STORED DATA =>

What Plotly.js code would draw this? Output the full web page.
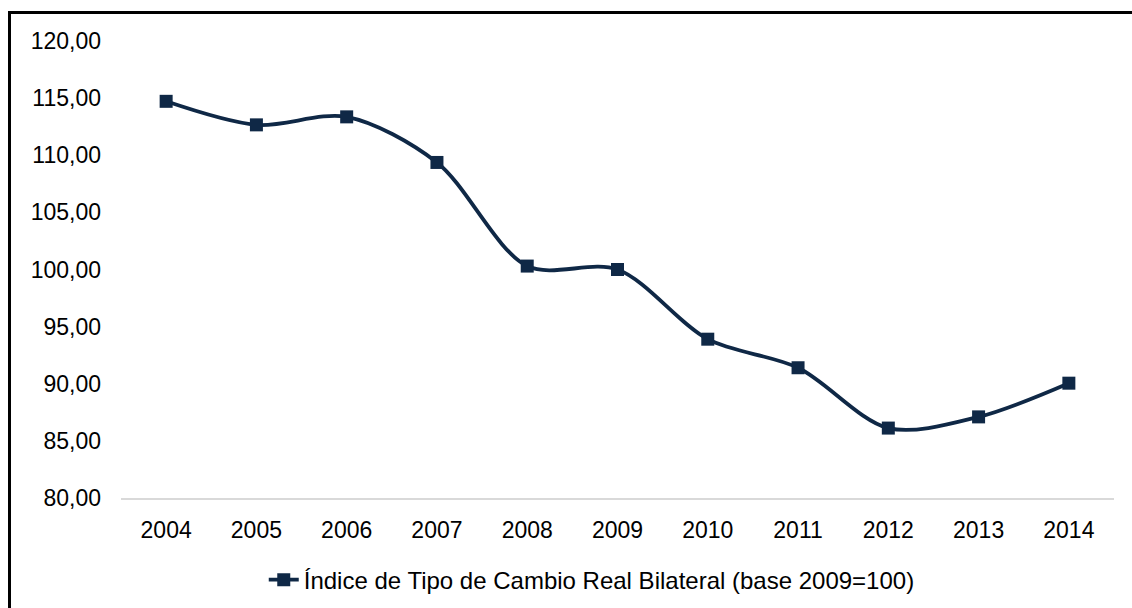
<!DOCTYPE html>
<html>
<head>
<meta charset="utf-8">
<script src="https://cdn.plot.ly/plotly-3.0.1.min.js"></script>
<style>
html,body{margin:0;padding:0;background:#fff;overflow:hidden;}
#frame{position:absolute;left:8px;top:11px;width:1200px;height:700px;border-left:3px solid #000;border-top:3px solid #000;z-index:2;pointer-events:none;}
#chart{position:absolute;left:0;top:0;width:1132px;height:608px;}
</style>
</head>
<body>
<div id="chart"></div>
<div id="frame"></div>
<script>
const years = ["2004","2005","2006","2007","2008","2009","2010","2011","2012","2013","2014"];
const indexValues = [114.72, 112.66, 113.36, 109.37, 100.30, 100.00, 93.90, 91.40, 86.12, 87.10, 90.05];
const seriesName = "Índice de Tipo de Cambio Real Bilateral (base 2009=100)";
const yTicks = [80, 85, 90, 95, 100, 105, 110, 115, 120];

const navy = "#0f2846";
const trace = {
  x: years,
  y: indexValues,
  name: seriesName,
  type: "scatter",
  mode: "lines+markers",
  line: {color: navy, width: 3.8, shape: "spline", smoothing: 0.9},
  marker: {symbol: "square", size: 13, color: navy},
  showlegend: true
};

const layout = {
  width: 1132, height: 608,
  margin: {l: 121, r: 18, t: 41, b: 110, pad: 0},
  paper_bgcolor: "#fff", plot_bgcolor: "#fff",
  separators: ",.",
  font: {family: "Arial, 'Liberation Sans', sans-serif", size: 23, color: "#000"},
  xaxis: {
    type: "category",
    range: [-0.5, 10.5],
    showgrid: false, zeroline: false,
    showline: true, linecolor: "#d9d9d9", linewidth: 2,
    ticks: "", ticklabelstandoff: 10,
    tickfont: {size: 23}
  },
  yaxis: {
    range: [80, 120],
    tickvals: yTicks,
    tickformat: ".2f",
    showgrid: false, zeroline: false, showline: false,
    ticks: "", ticklabelstandoff: 19,
    tickfont: {size: 23}
  },
  showlegend: true,
  legend: {
    orientation: "h",
    xref: "container", yref: "container",
    x: 0.233, xanchor: "left",
    y: 0.046, yanchor: "middle",
    font: {family: "Arial, 'Liberation Sans', sans-serif", size: 24, color: "#000"},
    bgcolor: "rgba(0,0,0,0)"
  }
};

Plotly.newPlot("chart", [trace], layout, {displayModeBar: false, staticPlot: true});
</script>
</body>
</html>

GIVEN EXERCISE =>
Repeat the full listing above exactly, with no pictures in the copy.

SOLVED EXERCISE =>
What Plotly.js code would draw this? Output the full web page.
<!DOCTYPE html>
<html>
<head>
<meta charset="utf-8">
<script src="https://cdn.plot.ly/plotly-3.0.1.min.js"></script>
<style>
html,body{margin:0;padding:0;background:#fff;overflow:hidden;}
#frame{position:absolute;left:8px;top:11px;width:1200px;height:700px;border-left:3px solid #000;border-top:3px solid #000;z-index:2;pointer-events:none;}
#chart{position:absolute;left:0;top:0;width:1132px;height:608px;}
</style>
</head>
<body>
<div id="chart"></div>
<div id="frame"></div>
<script>
const years = ["2004","2005","2006","2007","2008","2009","2010","2011","2012","2013","2014"];
const indexValues = [114.72, 112.66, 113.36, 109.37, 100.30, 100.00, 93.90, 91.40, 86.12, 87.10, 90.05];
const seriesName = "Índice de Tipo de Cambio Real Bilateral (base 2009=100)";
const yTicks = [80, 85, 90, 95, 100, 105, 110, 115, 120];

const navy = "#0f2846";
const trace = {
  x: years,
  y: indexValues,
  name: seriesName,
  type: "scatter",
  mode: "lines+markers",
  line: {color: navy, width: 3.8, shape: "spline", smoothing: 0.9},
  marker: {symbol: "square", size: 13, color: navy},
  showlegend: true
};

const layout = {
  width: 1132, height: 608,
  margin: {l: 121, r: 18, t: 41, b: 110, pad: 0},
  paper_bgcolor: "#fff", plot_bgcolor: "#fff",
  separators: ",.",
  font: {family: "Arial, 'Liberation Sans', sans-serif", size: 23, color: "#000"},
  xaxis: {
    type: "category",
    range: [-0.5, 10.5],
    showgrid: false, zeroline: false,
    showline: true, linecolor: "#d9d9d9", linewidth: 2,
    ticks: "", ticklabelstandoff: 10,
    tickfont: {size: 23}
  },
  yaxis: {
    range: [80, 120],
    tickvals: yTicks,
    tickformat: ".2f",
    showgrid: false, zeroline: false, showline: false,
    ticks: "", ticklabelstandoff: 19,
    tickfont: {size: 23}
  },
  showlegend: true,
  legend: {
    orientation: "h",
    xref: "container", yref: "container",
    x: 0.233, xanchor: "left",
    y: 0.046, yanchor: "middle",
    font: {family: "Arial, 'Liberation Sans', sans-serif", size: 24, color: "#000"},
    bgcolor: "rgba(0,0,0,0)"
  }
};

Plotly.newPlot("chart", [trace], layout, {displayModeBar: false, staticPlot: true});
</script>
</body>
</html>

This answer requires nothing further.